Taiwan also saw a series of major food safety scandals involving contaminated food and reused food oils, which showed that mainland China does not have a monopoly on gutter oil. Taiwan also suffered a few disasters such as a deadly plane crash in Penghu and a pipeline explosion in a major city that killed dozens.
I think the events in 2014 showed that younger Taiwanese are becoming more vocal and spirited in political issues, especially that of relations with the mainland.
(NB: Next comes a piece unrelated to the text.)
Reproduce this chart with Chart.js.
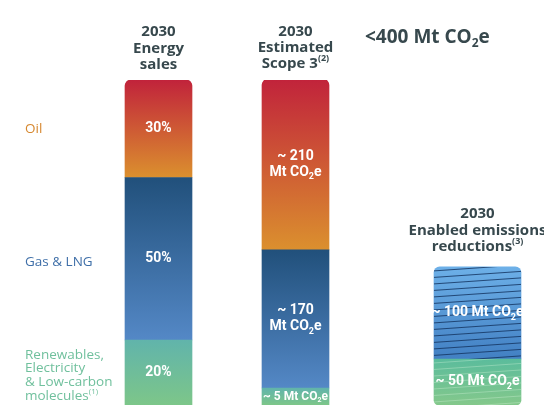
<!DOCTYPE html>
<html>
<head>
<meta charset="utf-8">
<script src="https://cdn.jsdelivr.net/npm/chart.js@4.4.1/dist/chart.umd.min.js"></script>
<style>
  html, body { margin: 0; padding: 0; background: #fff; overflow: hidden; width: 544px; height: 405px; }
  canvas { display: block; }
</style>
</head>
<body>
<!-- the canvas runs past the right edge of the page, like the cropped original -->
<canvas id="chart" width="591" height="405"></canvas>
<script>
// column headings (lines), "_2" = subscript, "^(n)" = footnote mark
const columnTitles = [
  ['2030', 'Energy', 'sales'],
  ['2030', 'Estimated', 'Scope 3^(2)'],
  ['2030', 'Enabled emissions', 'reductions^(3)']
];
// segments, top to bottom
const segmentLabels = [
  ['Oil'],
  ['Gas & LNG'],
  ['Renewables,', 'Electricity', '& Low-carbon', 'molecules^(1)']
];
const salesShare = [30, 50, 20];   // % of 2030 energy sales
const scope3Mt = [210, 170, 5];    // Mt CO2e
const enabledMt = [100, 50];       // Mt CO2e: hatched blue, green
const scope3Ceiling = 400;

const HEAD = "'Open Sans', 'DejaVu Sans', sans-serif";
const BODY = "Roboto, 'Liberation Sans', sans-serif";
const INK = '#37484d';

const fills = [
  ['#c1233b', '#db902e'],  // oil
  ['#21507b', '#5488c6'],  // gas
  ['#61b4ab', '#7dc689']   // low-carbon
];
const hatchFill = ['#6db0e8', '#4280c3'];
const enabledLowFill = ['#5bbc9c', '#84c88b'];
const legendInk = ['#d6872e', '#3f6fa8', '#70c09d'];

// vertical gradient over one stacked segment (stacking follows minBarLength like the bars do)
function gradientFill(stops) {
  return (c) => {
    const chart = c.chart;
    if (!chart.chartArea) return stops[0];
    const ds = chart.data.datasets[c.datasetIndex];
    const scale = chart.scales[ds.yAxisID];
    const zero = scale.getPixelForValue(0);
    const span = (d) => Math.max(zero - scale.getPixelForValue(d.data[c.dataIndex] || 0), d.minBarLength || 0);
    let bottom = zero;
    chart.data.datasets.forEach((d, i) => {
      if (i < c.datasetIndex && d.yAxisID === ds.yAxisID) bottom -= span(d);
    });
    const top = bottom - span(ds);
    const g = chart.ctx.createLinearGradient(0, top, 0, bottom);
    g.addColorStop(0, stops[0]);
    g.addColorStop(1, stops[1]);
    return g;
  };
}

const topRound = { topLeft: 6, topRight: 6, bottomLeft: 0, bottomRight: 0 };
const bottomRound = { topLeft: 0, topRight: 0, bottomLeft: 5, bottomRight: 5 };
const stackOrder = [2, 1, 0]; // low-carbon at the base, oil on top

const salesSets = stackOrder.map((k) => ({
  label: segmentLabels[k].join(' '),
  data: [salesShare[k], null],
  xAxisID: 'xLeft', yAxisID: 'yShare',
  backgroundColor: gradientFill(fills[k]),
  borderRadius: k === 0 ? topRound : 0,
  barThickness: 67,
  inside: [salesShare[k] + '%'], insideSize: 14
}));

const scope3Sets = stackOrder.map((k) => ({
  label: segmentLabels[k].join(' '),
  data: [null, scope3Mt[k]],
  xAxisID: 'xLeft', yAxisID: 'yScope3',
  backgroundColor: gradientFill(fills[k]),
  borderRadius: k === 0 ? topRound : 0,
  barThickness: 67,
  minBarLength: k === 2 ? 17 : 0,
  inside: k === 2 ? ['~ ' + scope3Mt[k] + ' Mt CO_2e'] : ['~ ' + scope3Mt[k], 'Mt CO_2e'],
  insideSize: k === 2 ? 12 : 14
}));

const enabledSets = [
  {
    label: 'Enabled reductions (low-carbon)',
    data: [enabledMt[1]],
    xAxisID: 'xRight', yAxisID: 'yEnabled',
    backgroundColor: gradientFill(enabledLowFill),
    borderRadius: bottomRound,
    barThickness: 87,
    inside: ['~ ' + enabledMt[1] + ' Mt CO_2e'], insideSize: 14, hatch: 'rgba(215,245,220,0.35)'
  },
  {
    label: 'Enabled reductions',
    data: [enabledMt[0]],
    xAxisID: 'xRight', yAxisID: 'yEnabled',
    backgroundColor: gradientFill(hatchFill),
    borderRadius: topRound,
    barThickness: 87,
    inside: ['~ ' + enabledMt[0] + ' Mt CO_2e'], insideSize: 14, hatch: 'rgba(22,55,100,0.85)'
  }
];

function tokens(str) {
  const out = [];
  const re = /_(\d)|\^(\(\d\))/g;
  let last = 0, m;
  while ((m = re.exec(str))) {
    if (m.index > last) out.push({ t: str.slice(last, m.index), k: 0 });
    out.push(m[1] ? { t: m[1], k: 1 } : { t: m[2], k: 2 });
    last = re.lastIndex;
  }
  if (last < str.length) out.push({ t: str.slice(last), k: 0 });
  return out;
}

function drawRich(ctx, str, x, y, size, weight, family, align) {
  const parts = tokens(str);
  const fontFor = (k) => `${weight} ${k ? Math.round(size * 0.62) : size}px ${family}`;
  let width = 0;
  parts.forEach((p) => { ctx.font = fontFor(p.k); p.w = ctx.measureText(p.t).width; width += p.w; });
  let cx = align === 'center' ? x - width / 2 : x;
  ctx.textAlign = 'left';
  ctx.textBaseline = 'middle';
  parts.forEach((p) => {
    ctx.font = fontFor(p.k);
    const dy = p.k === 1 ? size * 0.32 : p.k === 2 ? -size * 0.35 : 0;
    ctx.fillText(p.t, cx, y + dy);
    cx += p.w;
  });
}

const overlay = {
  id: 'overlay',
  afterDatasetsDraw(chart) {
    const ctx = chart.ctx;
    const sets = chart.data.datasets;

    // thin slanted lines over the enabled-reductions bar
    sets.forEach((ds, i) => {
      if (!ds.hatch) return;
      const el = chart.getDatasetMeta(i).data[0];
      const left = el.x - el.width / 2;
      ctx.save();
      ctx.beginPath();
      ctx.rect(left, el.y, el.width, el.base - el.y);
      ctx.clip();
      ctx.strokeStyle = ds.hatch;
      ctx.lineWidth = 1;
      for (let y = el.y + 4; y < el.base + 8; y += 6.5) {
        ctx.beginPath();
        ctx.moveTo(left, y);
        ctx.lineTo(left + el.width, y - 6);
        ctx.stroke();
      }
      ctx.restore();
    });

    // values inside the segments
    ctx.fillStyle = '#fff';
    sets.forEach((ds, i) => {
      chart.getDatasetMeta(i).data.forEach((el, j) => {
        if (ds.data[j] == null) return;
        const mid = (el.y + el.base) / 2;
        const n = ds.inside.length;
        ds.inside.forEach((line, li) => {
          drawRich(ctx, line, el.x, mid + (li - (n - 1) / 2) * 16, ds.insideSize, 'bold', BODY, 'center');
        });
      });
    });

    // column headings
    ctx.fillStyle = INK;
    const tops = [
      chart.getDatasetMeta(2).data[0],
      chart.getDatasetMeta(5).data[1],
      chart.getDatasetMeta(7).data[0]
    ];
    const lift = [48, 48, 53];
    const gap = [16.3, 16.3, 16.5];
    columnTitles.forEach((lines, c) => {
      const el = tops[c];
      lines.forEach((line, li) => {
        drawRich(ctx, line, el.x, el.y - lift[c] + li * gap[c], 15, 'bold', HEAD, 'center');
      });
    });

    // scope 3 ceiling
    const s3 = tops[1];
    drawRich(ctx, '<' + scope3Ceiling + ' Mt CO_2e', s3.x + s3.width / 2 + 36, s3.y - 42, 19, 'bold', HEAD, 'left');

    // segment names beside the first column
    const salesMeta = [2, 1, 0].map((i) => chart.getDatasetMeta(i).data[0]);
    segmentLabels.forEach((lines, k) => {
      const el = salesMeta[k];
      const mid = (el.y + el.base) / 2 + (k ? 3 : 0);
      ctx.fillStyle = legendInk[k];
      lines.forEach((line, li) => {
        drawRich(ctx, line, el.x - el.width / 2 - 100, mid + (li - (lines.length - 1) / 2) * 13.8, 13.5, 'normal', HEAD, 'left');
      });
    });
  }
};

new Chart(document.getElementById('chart'), {
  type: 'bar',
  data: { datasets: [...salesSets, ...scope3Sets, ...enabledSets] },
  options: {
    responsive: false,
    animation: false,
    layout: { padding: { left: 90, right: 0, top: 80, bottom: 0 } },
    plugins: { legend: { display: false }, tooltip: { enabled: false } },
    // one bar per category on each x axis, so no side-by-side grouping
    datasets: { bar: { borderSkipped: false, grouped: false } },
    scales: {
      xLeft: { axis: 'x', type: 'category', labels: [columnTitles[0].join(' '), columnTitles[1].join(' ')], stacked: true, offset: true, display: false, stack: 'cols', stackWeight: 274 },
      xRight: { axis: 'x', type: 'category', labels: [columnTitles[2].join(' ')], stacked: true, offset: true, display: false, stack: 'cols', stackWeight: 227 },
      yShare: { axis: 'y', min: 0, max: 100, stacked: true, display: false },
      yScope3: { axis: 'y', min: 0, max: scope3Ceiling, stacked: true, display: false },
      yEnabled: { axis: 'y', min: 0, max: 353, stacked: true, display: false }
    }
  },
  plugins: [overlay]
});
</script>
</body>
</html>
This is a good thing, regardless of whatever their stance is, because the current status quo attitude that a lot of Taiwanese have,  with its passive reasoning, isn’t working.
As with the Occupy movement in Hong Kong, the Sunflower Movement and the DPP’s big win in the local elections put a lot of pressure on China in terms of international attention and the actual process of “unification” that the mainland is so eager to accomplish. It is no secret that many Taiwanese do not wish to become part of China, but the status quo, in which Taiwan does not push for formal independence while the mainland claims it but leaves it alone in domestic matters, made Taiwan seem as  if it was steadily resigned to becoming lured into the mainland’s grasp. The Sunflower Movement and DPP electoral victory were very public and unmistakable acts of defiance that showed there are some Taiwanese that don’t accept that.

On the mainland, it’ll be interesting to see how economic and judicial reforms work out and if the regime will continue to be more hardline with its crackdowns. I don’t have a good feeling about society and the future in the mainland since whether the government is genuine or not about wanting to reform the economy, there will be a period of tough changes.

** This sentence about Brazil is tongue-in-cheek. However, other than Brazilians, the World Cup, which took place in Brazil, was probably one of the high points of the year.